> _PROVIDED DATA_:

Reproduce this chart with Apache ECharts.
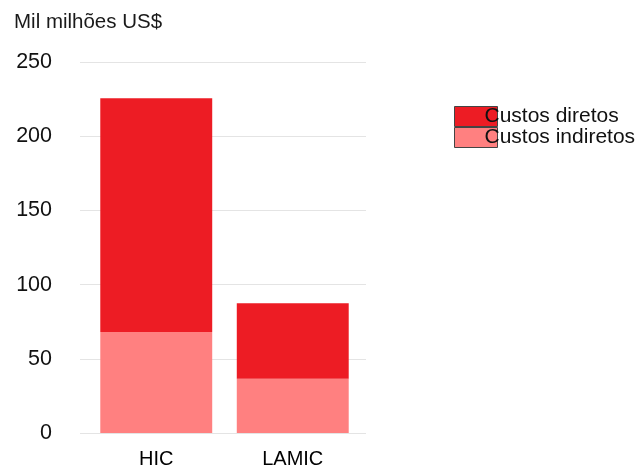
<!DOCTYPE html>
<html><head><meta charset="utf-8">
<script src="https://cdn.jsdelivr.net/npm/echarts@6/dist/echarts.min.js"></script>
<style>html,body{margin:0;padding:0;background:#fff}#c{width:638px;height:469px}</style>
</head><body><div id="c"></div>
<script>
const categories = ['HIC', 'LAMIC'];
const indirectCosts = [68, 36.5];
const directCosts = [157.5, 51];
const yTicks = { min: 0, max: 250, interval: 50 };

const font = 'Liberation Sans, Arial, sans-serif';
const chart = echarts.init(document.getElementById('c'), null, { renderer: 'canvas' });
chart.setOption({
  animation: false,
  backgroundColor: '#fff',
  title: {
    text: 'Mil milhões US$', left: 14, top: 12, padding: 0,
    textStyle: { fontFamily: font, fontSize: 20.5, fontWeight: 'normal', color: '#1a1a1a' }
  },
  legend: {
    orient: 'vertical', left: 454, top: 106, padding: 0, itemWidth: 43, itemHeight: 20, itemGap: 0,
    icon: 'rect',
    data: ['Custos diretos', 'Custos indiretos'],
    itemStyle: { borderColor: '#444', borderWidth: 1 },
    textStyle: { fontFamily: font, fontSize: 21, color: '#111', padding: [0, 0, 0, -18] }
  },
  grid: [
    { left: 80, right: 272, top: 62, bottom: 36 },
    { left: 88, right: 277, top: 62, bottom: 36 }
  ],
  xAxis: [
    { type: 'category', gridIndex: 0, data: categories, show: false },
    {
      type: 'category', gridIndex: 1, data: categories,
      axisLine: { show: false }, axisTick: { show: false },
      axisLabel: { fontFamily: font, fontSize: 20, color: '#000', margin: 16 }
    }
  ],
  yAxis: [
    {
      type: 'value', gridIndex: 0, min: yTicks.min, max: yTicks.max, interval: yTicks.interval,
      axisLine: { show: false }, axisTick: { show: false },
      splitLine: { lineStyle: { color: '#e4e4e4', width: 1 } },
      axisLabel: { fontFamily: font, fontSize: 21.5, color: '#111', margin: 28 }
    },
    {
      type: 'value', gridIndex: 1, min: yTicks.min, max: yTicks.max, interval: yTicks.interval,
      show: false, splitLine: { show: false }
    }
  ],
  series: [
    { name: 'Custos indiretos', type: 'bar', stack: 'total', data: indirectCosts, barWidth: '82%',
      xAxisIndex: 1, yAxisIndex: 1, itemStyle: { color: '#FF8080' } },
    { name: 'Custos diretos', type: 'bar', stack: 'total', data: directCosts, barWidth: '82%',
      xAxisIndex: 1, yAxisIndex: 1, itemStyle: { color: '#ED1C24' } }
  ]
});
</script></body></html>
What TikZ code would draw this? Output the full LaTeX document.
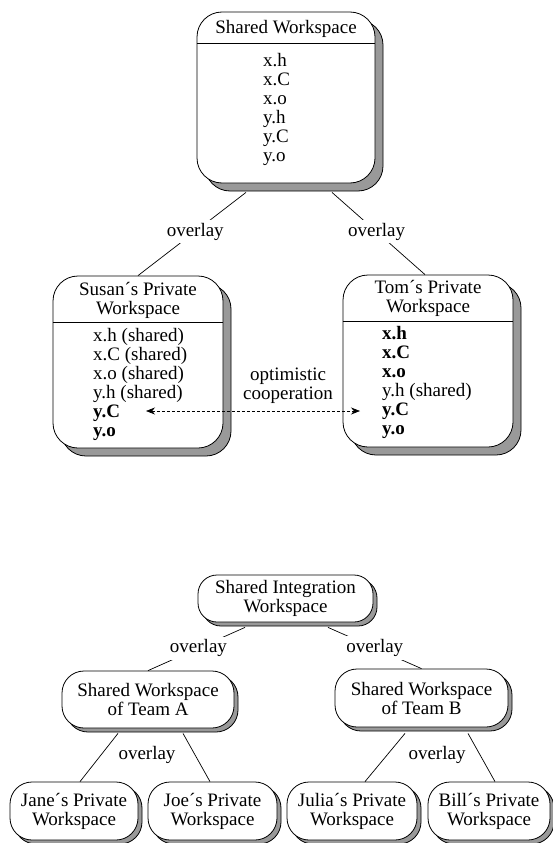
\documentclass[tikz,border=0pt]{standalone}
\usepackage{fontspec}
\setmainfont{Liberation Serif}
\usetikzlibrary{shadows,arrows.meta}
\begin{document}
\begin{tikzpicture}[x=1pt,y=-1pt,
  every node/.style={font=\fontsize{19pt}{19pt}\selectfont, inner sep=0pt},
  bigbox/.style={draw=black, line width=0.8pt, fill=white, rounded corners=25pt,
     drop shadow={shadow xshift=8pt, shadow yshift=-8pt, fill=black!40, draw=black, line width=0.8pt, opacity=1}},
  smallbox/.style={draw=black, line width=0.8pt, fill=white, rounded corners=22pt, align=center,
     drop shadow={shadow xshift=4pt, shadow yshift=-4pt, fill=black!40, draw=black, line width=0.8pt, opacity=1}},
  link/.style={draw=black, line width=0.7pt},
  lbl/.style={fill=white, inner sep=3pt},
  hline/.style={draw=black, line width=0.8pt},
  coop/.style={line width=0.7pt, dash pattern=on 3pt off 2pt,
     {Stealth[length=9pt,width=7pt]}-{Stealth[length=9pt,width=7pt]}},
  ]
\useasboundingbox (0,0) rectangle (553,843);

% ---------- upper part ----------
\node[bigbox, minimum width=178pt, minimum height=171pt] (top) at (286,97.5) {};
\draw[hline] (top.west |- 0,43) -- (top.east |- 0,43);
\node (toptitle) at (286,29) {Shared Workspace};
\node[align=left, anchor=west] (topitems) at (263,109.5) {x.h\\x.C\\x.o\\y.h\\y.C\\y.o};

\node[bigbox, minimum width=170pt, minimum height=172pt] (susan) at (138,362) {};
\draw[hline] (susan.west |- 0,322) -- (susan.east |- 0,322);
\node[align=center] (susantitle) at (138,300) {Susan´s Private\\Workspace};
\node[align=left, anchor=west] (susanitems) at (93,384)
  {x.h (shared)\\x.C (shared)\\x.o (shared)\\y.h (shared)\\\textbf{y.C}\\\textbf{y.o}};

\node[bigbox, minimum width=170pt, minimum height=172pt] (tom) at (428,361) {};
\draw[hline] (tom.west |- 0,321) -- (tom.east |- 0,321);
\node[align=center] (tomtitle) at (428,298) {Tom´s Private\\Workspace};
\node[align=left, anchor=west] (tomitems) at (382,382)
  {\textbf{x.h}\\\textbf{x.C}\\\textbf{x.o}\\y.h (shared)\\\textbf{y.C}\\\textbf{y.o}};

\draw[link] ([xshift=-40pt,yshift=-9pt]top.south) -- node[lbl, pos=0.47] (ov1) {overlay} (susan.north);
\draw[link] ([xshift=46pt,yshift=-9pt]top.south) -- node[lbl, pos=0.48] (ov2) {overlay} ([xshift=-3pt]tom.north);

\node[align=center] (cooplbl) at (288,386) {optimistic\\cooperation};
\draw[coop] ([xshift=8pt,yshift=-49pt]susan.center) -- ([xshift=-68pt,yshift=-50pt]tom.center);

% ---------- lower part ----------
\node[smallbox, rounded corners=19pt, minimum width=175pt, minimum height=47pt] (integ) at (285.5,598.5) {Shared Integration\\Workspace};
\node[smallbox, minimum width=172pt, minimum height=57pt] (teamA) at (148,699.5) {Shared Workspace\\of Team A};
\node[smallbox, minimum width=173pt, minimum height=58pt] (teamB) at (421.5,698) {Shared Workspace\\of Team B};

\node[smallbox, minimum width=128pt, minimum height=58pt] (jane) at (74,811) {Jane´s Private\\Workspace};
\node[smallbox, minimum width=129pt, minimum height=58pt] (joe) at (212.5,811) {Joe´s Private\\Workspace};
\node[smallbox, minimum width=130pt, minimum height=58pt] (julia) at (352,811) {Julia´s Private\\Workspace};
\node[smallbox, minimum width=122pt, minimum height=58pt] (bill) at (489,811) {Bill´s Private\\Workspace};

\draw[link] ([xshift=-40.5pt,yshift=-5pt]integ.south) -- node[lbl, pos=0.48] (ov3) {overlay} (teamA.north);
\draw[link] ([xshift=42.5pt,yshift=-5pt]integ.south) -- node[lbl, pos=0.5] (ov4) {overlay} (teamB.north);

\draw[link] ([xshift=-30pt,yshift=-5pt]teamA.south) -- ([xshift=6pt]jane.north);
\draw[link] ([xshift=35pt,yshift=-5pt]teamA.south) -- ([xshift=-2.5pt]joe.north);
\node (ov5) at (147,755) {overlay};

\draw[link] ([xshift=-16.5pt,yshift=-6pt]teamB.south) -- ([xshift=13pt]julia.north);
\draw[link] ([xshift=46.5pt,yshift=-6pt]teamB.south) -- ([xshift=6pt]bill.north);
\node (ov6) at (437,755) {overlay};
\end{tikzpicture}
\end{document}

> _WHAT THE TASK ASKS_: Search the data for "this". Copy every line that has it.

> _FINISHED TASK_:
Reproduce this chart with Apache ECharts.
What TikZ code would draw this? Output the full LaTeX document.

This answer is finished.